My suspicion is that there is possibly some cache or shared memory I’m not taking into account on first write, or that Kafka needs some tweaking (buffer chunk size?). I did set up kafka and mod-inv as recommended in the data import guide.
To clarify: It’s not that the first import of the day is slow - it’s that it completed with errors. And then succeeds on the 2nd attempt. (edited)
Adam Cottle (Skidmore):
I have encountered several Data Import jobs in which my first attempt fails but a second one succeeds. Same imported MARC file, same job profile both times. I have not noticed, however, that it occurred on my library's first import of the day.
It seems pretty annoying to me to have to be mindful of doing a very small import each morning, and then watching it to see if you'll have to redo it. We should be able to do better than that. @Jason Root MTSU does not have a test env, but I think A&M does, right? If we needed to do some investigation and maybe pull some logs, could I have one of the devs contact you?
Oh sure - we have all the environments to try it with
I tried to do some diag’ing on this issue during our July side-by-side testing with Voyager, but I could not track it down.
Good to know.
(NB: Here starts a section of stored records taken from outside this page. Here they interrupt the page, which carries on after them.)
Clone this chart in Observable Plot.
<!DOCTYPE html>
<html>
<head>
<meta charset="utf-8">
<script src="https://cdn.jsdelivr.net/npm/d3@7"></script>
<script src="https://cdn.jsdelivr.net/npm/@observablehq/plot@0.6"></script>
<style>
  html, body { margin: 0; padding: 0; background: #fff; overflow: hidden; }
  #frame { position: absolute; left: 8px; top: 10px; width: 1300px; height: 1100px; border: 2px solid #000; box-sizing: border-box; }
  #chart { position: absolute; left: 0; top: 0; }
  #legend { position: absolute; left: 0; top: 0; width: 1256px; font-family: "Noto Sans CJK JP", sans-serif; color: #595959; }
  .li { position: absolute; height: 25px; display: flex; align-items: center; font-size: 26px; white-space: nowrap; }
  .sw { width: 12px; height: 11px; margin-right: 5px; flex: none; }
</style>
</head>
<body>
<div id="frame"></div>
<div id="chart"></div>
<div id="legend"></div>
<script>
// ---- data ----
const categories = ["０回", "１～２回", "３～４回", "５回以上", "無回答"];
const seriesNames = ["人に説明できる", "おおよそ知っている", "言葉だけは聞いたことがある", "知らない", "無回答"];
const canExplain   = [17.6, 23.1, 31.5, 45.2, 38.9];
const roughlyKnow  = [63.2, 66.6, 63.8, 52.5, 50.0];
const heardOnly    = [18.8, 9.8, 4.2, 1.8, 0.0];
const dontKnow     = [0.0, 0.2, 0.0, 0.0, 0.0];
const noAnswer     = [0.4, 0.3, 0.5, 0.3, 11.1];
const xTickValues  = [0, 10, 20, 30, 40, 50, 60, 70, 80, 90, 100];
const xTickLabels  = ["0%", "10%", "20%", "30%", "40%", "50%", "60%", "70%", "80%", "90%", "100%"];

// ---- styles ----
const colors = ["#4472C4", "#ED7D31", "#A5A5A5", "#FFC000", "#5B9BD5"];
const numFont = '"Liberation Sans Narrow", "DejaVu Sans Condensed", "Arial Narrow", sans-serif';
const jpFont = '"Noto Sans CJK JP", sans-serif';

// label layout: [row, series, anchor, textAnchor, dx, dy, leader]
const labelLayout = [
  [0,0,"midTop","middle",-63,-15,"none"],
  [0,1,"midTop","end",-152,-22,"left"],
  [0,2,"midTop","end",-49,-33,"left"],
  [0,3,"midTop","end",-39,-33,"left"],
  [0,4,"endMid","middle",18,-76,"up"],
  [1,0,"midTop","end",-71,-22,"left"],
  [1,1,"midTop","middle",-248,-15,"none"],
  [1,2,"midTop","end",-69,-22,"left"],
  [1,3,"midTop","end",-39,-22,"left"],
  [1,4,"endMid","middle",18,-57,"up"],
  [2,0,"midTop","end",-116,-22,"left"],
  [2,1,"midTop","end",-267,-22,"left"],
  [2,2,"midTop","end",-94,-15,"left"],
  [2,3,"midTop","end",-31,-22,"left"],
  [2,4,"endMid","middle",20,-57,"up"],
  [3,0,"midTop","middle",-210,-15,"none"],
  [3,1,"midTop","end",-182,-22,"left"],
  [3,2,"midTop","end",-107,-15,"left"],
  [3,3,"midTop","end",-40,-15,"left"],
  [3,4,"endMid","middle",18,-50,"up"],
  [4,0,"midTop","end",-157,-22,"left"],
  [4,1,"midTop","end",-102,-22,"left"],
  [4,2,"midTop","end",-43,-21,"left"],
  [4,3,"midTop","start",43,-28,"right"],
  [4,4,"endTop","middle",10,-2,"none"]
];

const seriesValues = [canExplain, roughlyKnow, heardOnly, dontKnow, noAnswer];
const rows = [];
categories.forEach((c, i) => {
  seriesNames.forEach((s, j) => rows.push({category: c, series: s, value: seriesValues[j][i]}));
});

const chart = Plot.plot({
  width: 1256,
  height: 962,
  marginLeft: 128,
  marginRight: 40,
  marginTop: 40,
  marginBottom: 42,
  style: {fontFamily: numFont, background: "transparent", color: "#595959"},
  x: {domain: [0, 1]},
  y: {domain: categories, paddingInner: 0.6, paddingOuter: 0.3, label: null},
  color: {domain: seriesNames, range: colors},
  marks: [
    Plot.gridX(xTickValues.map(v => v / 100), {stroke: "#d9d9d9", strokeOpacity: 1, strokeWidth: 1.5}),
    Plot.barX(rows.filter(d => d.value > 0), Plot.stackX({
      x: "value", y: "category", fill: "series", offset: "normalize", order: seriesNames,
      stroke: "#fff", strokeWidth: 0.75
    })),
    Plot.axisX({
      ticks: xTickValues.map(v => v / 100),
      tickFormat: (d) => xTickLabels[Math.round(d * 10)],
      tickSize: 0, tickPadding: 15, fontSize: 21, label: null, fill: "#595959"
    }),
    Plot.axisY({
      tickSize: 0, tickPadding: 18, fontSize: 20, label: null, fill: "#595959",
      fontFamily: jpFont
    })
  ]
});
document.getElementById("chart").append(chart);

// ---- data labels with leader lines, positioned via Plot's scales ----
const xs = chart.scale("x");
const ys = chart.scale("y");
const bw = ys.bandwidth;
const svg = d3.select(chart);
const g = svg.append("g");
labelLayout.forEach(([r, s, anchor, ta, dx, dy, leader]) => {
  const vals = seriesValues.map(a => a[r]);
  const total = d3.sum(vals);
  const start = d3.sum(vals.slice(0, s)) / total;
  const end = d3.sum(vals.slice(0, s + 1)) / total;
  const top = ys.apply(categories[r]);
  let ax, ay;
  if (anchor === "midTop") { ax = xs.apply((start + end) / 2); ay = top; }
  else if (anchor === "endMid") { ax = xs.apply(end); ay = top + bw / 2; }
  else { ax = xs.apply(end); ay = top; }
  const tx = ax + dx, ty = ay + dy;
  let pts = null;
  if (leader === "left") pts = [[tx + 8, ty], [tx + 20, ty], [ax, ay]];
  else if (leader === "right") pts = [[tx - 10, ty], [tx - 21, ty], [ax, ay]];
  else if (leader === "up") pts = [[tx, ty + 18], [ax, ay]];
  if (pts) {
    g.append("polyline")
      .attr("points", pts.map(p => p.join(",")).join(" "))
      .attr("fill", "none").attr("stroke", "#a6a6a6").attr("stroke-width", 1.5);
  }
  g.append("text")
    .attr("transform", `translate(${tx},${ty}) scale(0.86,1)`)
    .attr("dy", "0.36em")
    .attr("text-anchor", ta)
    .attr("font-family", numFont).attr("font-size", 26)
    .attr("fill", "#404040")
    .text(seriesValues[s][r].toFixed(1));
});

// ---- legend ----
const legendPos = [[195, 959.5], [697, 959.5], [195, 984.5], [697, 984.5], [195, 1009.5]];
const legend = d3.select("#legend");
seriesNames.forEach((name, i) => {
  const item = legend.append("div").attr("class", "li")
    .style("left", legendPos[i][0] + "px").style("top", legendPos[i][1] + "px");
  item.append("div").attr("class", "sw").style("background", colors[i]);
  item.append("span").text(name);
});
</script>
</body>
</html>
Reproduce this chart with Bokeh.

And I'll be interested to know @Linda Turney @Jason Root @Adam Cottle if you see any difference in this behavior between Iris and Juniper. Lots of infrastructure cleanup in Juniper, and more coming in Kiwi, to decrease jobs getting stuck.
As soon as Juniper drops publicly - I plan on getting it into our infra here at Tamu.
My suspicion is that there is possibly some cache or shared memory I’m not taking into account on first write, or that Kafka needs some tweaking (buffer chunk size?) I did set up kafka and mod-inv as recommended in the data import guide.
I started a bug, but need to add more info to it. I'm going to leave it draft until I get confirmation that it's still happening after y'all upgrade to Juniper. https://issues.folio.org/browse/MODDATAIMP-524
@Jason Root When you mentioned kafka and mod-inv settings, are you referring to this? These are the latest recommendations for Iris Hotfix 3 and Juniper. https://wiki.folio.org/display/FOLIOtips/0-Recommended+Maximum+File+Sizes+and+Configuration
Ah I’ve not seen that one - there’s another one I used: https://wiki.folio.org/display/FOLIJET/Checklist+for+Data-Import+application+setup+on+a+new+environment%3A+Iris (edited)
Ahh - good to know - I'll get with the team and we'll consolidate or make them consistent. I just added the new one yesterday, based on recommendations from PTF after their analysis and some infrastructure work that the devs did in Juniper
Raegan Wiechert Missouri State):
I have not noticed this at Missouri State and for the last few days I have been the person doing the first import.
Ok, upped the Kafka log flush interval to 60 mins (it was set to 10), and set 300GB disk space for the brokers, and added the env var kafka.consumer.max.poll.records = 10 to mod-inv deployment. Our log retention is already 24 hrs now.
Sadly, we are still seeing the failures on first import of the day for that user - with the changes made yesterday.
we’ve done some more testing. It would appear that it is the first attempt from the same client, and not the client’s Folio account, that causes the fail on first import. This leads me to believe there is maybe something going on with the load balancer and headers. Could your devs provide any insights on how the client http streams work here in DI?